* [Exercise inputs]:
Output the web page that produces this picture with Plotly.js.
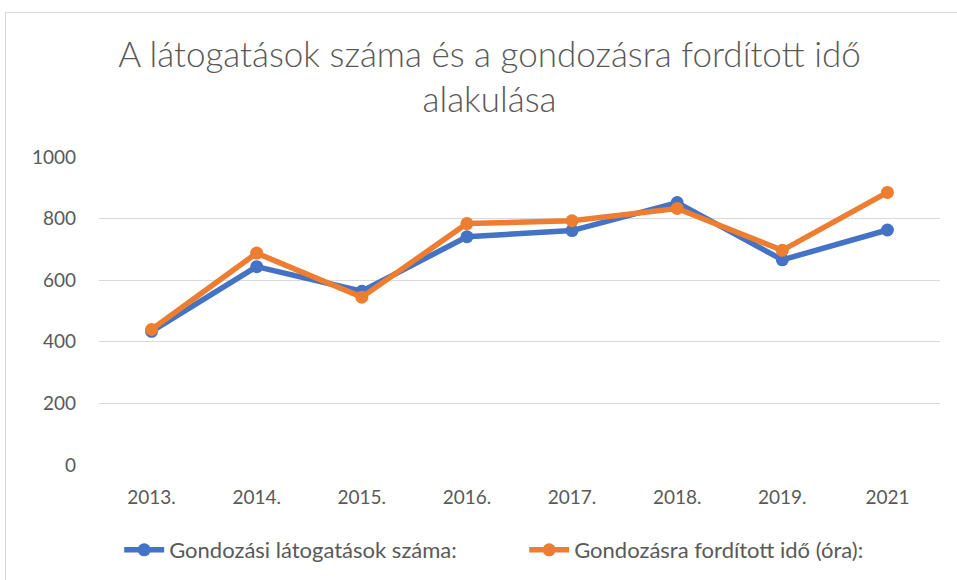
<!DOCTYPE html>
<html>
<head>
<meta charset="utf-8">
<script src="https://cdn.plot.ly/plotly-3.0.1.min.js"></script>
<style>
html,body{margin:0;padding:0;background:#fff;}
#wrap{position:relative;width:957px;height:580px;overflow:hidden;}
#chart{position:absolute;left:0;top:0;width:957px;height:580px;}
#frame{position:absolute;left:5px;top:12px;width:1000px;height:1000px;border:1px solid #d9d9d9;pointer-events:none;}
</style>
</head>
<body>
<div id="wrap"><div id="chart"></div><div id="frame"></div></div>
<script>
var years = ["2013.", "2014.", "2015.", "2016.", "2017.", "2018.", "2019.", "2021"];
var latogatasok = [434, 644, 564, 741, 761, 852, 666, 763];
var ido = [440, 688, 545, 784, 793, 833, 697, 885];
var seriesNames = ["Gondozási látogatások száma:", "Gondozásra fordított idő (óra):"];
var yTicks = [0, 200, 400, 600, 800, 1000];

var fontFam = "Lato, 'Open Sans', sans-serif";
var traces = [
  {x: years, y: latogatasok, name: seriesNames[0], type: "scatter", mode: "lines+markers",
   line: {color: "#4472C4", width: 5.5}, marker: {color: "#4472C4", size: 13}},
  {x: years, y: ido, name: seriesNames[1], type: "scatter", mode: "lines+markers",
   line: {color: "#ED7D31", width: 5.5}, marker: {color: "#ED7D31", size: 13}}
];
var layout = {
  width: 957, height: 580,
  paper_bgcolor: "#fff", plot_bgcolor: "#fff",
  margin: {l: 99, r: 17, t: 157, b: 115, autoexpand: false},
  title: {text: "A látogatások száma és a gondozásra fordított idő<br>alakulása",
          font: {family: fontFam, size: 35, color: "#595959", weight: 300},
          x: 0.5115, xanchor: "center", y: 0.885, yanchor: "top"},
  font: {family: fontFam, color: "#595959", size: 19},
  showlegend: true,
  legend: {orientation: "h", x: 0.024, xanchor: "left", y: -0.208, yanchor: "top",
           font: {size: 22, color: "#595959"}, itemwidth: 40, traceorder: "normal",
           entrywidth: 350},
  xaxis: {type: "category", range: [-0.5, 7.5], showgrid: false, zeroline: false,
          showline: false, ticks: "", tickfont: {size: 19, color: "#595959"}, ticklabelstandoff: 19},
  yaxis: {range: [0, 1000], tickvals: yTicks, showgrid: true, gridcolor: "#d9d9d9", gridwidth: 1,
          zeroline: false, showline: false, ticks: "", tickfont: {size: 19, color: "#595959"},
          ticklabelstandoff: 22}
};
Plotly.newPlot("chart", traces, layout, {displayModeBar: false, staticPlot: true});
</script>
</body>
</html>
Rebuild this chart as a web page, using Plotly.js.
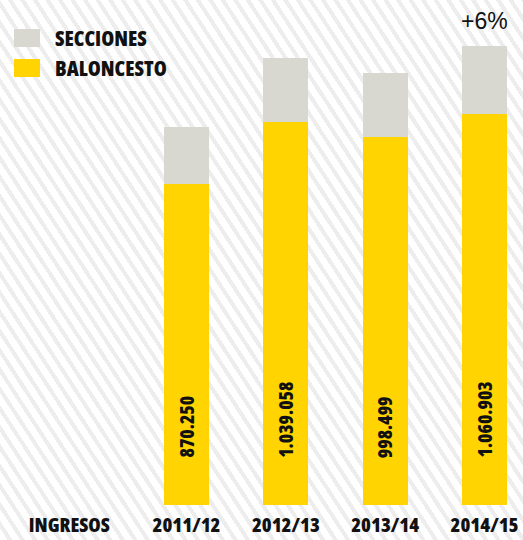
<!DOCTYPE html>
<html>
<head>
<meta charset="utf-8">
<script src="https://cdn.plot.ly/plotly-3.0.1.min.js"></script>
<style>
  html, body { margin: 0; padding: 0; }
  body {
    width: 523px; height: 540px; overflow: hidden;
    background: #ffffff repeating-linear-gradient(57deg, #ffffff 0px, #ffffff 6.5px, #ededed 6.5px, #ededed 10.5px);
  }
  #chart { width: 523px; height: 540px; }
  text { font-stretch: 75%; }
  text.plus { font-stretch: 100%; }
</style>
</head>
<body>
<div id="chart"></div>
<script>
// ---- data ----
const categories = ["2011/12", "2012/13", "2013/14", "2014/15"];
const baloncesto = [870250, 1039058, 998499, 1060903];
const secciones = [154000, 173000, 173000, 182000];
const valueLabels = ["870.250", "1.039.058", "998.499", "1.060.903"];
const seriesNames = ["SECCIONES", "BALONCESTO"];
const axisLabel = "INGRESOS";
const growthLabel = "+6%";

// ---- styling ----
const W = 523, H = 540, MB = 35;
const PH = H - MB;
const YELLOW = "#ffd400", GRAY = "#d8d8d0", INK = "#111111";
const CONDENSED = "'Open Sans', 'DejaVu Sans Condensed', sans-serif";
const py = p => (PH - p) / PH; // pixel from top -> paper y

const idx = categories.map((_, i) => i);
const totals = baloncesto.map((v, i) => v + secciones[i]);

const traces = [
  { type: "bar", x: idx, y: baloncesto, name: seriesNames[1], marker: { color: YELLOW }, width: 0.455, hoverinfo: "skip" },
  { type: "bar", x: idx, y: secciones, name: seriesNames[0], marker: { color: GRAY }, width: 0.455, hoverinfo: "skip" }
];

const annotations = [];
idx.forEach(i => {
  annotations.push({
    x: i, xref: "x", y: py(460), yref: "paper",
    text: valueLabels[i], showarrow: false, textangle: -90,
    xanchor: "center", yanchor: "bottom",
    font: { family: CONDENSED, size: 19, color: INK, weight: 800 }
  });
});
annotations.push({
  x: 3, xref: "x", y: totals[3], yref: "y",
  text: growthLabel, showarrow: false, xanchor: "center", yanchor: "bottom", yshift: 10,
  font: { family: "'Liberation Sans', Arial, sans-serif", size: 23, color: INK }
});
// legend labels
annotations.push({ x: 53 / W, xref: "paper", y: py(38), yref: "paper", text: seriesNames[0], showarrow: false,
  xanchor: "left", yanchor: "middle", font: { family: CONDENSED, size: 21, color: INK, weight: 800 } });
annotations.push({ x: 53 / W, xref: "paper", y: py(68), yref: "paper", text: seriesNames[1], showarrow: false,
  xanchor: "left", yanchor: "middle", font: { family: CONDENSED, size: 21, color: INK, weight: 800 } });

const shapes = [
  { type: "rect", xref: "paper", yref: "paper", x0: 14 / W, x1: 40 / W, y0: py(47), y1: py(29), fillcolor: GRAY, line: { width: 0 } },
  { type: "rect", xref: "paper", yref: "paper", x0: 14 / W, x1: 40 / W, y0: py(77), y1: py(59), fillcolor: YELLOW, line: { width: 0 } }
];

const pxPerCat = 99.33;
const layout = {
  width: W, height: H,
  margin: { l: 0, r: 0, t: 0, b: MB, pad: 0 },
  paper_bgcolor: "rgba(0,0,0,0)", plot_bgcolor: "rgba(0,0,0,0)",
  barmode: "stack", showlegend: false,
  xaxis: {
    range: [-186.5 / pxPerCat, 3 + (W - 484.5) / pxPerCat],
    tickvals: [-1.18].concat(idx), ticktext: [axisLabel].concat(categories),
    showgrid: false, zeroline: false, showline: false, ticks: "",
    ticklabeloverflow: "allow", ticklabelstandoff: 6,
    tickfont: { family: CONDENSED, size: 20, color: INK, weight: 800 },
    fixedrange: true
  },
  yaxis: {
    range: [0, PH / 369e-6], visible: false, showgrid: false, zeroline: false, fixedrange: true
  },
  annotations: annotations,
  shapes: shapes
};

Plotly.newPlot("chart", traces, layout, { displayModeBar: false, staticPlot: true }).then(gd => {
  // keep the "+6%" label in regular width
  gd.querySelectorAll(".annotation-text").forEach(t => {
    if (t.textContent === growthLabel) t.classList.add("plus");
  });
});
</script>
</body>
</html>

* * *

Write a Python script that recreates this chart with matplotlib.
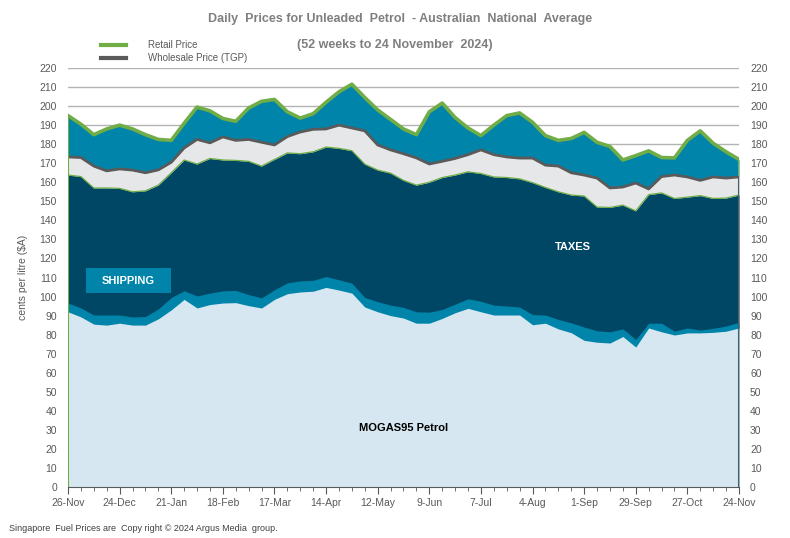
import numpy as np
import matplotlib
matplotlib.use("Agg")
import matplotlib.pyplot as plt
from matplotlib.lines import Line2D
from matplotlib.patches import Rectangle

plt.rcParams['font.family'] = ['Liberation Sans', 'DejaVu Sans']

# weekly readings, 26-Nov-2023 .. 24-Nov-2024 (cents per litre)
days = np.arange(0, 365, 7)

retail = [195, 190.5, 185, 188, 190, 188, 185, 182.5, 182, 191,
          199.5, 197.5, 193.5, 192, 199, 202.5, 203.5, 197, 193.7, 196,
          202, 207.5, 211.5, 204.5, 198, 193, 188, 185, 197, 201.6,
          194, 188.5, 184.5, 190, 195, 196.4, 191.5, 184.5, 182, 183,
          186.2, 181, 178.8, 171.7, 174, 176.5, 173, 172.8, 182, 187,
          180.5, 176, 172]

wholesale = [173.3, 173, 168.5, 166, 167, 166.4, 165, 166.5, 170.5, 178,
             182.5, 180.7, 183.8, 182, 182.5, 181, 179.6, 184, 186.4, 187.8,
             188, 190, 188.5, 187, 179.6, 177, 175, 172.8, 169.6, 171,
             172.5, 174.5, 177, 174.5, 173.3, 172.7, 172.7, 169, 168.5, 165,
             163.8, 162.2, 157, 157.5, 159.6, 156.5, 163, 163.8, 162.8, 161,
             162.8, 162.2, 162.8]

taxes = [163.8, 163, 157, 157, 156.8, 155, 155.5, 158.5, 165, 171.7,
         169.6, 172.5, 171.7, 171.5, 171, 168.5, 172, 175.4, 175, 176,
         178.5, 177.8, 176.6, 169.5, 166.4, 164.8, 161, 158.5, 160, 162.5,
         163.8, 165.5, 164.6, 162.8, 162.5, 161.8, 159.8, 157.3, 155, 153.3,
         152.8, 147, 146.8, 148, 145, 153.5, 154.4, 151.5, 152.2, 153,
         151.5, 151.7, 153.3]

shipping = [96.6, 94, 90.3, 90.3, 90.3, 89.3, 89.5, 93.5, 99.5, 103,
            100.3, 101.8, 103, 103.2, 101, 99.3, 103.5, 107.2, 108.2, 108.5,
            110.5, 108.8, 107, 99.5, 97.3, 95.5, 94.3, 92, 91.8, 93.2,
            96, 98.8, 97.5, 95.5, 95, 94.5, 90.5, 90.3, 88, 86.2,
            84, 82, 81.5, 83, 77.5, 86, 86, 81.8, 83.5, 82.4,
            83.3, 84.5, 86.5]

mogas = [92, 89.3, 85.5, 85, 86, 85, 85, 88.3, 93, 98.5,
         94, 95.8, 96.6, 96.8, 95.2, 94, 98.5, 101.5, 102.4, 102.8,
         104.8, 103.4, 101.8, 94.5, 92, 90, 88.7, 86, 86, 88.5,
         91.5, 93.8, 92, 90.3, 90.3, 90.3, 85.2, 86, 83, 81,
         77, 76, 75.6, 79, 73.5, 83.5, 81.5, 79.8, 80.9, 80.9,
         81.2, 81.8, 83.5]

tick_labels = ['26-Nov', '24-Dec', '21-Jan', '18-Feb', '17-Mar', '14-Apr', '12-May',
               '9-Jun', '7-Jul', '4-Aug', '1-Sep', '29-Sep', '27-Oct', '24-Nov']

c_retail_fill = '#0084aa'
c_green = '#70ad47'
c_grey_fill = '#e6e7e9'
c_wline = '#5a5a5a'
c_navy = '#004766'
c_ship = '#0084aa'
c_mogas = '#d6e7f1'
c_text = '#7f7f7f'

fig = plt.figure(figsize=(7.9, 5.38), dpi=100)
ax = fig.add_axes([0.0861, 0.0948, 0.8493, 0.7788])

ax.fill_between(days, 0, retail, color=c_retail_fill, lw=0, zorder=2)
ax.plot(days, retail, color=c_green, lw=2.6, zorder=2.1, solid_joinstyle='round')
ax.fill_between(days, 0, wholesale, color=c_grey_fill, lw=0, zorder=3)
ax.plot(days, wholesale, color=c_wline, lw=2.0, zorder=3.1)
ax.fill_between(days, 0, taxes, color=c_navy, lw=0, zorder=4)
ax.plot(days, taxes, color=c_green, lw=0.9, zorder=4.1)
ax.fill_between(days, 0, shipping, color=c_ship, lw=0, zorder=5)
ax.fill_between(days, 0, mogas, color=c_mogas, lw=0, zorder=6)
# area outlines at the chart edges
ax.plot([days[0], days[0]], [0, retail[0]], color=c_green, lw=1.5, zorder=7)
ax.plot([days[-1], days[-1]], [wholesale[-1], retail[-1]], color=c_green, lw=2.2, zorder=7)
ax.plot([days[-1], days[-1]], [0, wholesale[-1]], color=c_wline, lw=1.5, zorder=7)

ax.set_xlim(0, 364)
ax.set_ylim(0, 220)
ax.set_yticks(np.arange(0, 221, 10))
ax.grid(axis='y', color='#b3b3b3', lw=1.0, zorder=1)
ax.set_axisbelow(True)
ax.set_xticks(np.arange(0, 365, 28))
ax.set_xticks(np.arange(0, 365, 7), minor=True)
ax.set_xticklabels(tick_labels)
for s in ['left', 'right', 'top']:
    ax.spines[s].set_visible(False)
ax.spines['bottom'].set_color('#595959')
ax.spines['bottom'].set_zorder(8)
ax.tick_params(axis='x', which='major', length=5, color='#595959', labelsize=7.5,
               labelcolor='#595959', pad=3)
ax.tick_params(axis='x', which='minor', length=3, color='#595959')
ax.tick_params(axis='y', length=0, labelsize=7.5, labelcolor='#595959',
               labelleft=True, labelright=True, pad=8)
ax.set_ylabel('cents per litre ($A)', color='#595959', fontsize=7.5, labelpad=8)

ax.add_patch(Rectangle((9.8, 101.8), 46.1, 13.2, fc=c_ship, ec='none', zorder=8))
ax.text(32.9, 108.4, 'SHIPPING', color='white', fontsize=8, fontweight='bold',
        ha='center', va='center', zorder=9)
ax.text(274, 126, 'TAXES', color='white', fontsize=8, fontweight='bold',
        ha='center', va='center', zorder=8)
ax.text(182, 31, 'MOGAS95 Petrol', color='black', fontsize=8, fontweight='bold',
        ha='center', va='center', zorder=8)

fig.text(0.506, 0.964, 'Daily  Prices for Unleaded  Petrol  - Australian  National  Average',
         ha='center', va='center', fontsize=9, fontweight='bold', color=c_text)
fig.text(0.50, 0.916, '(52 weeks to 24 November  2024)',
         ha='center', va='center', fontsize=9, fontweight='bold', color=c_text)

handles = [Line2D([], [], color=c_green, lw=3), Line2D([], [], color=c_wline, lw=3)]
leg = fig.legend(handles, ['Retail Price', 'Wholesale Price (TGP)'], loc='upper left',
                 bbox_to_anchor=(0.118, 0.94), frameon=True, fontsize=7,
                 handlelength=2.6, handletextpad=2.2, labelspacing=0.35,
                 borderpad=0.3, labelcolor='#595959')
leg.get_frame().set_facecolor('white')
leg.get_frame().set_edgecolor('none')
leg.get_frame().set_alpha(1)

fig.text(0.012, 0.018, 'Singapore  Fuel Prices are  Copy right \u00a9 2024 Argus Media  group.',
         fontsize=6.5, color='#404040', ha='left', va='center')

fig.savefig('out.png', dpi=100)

---

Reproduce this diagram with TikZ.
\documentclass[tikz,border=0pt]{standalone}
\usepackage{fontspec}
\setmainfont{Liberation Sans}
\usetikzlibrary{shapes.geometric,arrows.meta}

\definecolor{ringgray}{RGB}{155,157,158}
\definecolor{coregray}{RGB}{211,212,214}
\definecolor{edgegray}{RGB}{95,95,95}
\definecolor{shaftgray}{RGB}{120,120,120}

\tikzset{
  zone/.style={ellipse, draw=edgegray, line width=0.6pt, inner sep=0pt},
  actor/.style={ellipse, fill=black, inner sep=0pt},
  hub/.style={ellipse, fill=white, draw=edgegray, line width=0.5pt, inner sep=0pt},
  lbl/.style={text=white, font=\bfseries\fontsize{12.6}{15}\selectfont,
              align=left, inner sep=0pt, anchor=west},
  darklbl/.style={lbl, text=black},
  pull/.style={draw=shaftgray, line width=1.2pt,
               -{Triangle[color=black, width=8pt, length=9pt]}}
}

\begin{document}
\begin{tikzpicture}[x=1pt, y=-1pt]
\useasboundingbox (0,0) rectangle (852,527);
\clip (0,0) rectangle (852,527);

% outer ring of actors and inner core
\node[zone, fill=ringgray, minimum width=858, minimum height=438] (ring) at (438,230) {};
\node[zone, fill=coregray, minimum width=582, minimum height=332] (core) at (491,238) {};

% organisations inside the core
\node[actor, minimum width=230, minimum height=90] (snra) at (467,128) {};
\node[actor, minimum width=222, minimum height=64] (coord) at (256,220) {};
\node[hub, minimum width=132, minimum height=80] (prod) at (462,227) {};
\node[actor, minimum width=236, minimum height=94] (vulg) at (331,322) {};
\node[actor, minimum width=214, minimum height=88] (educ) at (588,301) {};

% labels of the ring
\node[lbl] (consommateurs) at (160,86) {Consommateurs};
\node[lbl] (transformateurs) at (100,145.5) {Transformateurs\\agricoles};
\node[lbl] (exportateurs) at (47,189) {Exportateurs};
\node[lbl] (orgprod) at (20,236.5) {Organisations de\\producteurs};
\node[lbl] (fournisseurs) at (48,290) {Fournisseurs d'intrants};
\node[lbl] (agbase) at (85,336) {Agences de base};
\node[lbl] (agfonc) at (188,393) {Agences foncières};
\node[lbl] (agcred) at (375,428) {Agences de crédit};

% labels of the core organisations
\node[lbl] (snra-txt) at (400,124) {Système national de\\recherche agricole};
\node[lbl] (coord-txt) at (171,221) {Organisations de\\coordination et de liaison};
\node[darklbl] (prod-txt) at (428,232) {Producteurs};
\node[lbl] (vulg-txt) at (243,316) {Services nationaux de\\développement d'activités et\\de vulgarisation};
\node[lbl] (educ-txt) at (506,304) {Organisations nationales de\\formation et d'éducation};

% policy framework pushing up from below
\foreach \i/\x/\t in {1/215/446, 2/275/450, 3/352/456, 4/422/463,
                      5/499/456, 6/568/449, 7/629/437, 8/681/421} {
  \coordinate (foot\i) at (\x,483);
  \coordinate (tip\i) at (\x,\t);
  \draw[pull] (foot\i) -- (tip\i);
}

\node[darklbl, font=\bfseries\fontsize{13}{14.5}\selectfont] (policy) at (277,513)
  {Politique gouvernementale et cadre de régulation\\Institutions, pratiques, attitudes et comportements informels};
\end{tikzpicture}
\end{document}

* [Stated problem]:
Can you give again only the lines between the one containing "Write a Python" and the one containing "days = np.arange(0, 365, 7)", counting both, exactly as they appear and without any pictures?

* [Exercise result]:
Write a Python script that recreates this chart with matplotlib.
import numpy as np
import matplotlib
matplotlib.use("Agg")
import matplotlib.pyplot as plt
from matplotlib.lines import Line2D
from matplotlib.patches import Rectangle

plt.rcParams['font.family'] = ['Liberation Sans', 'DejaVu Sans']

# weekly readings, 26-Nov-2023 .. 24-Nov-2024 (cents per litre)
days = np.arange(0, 365, 7)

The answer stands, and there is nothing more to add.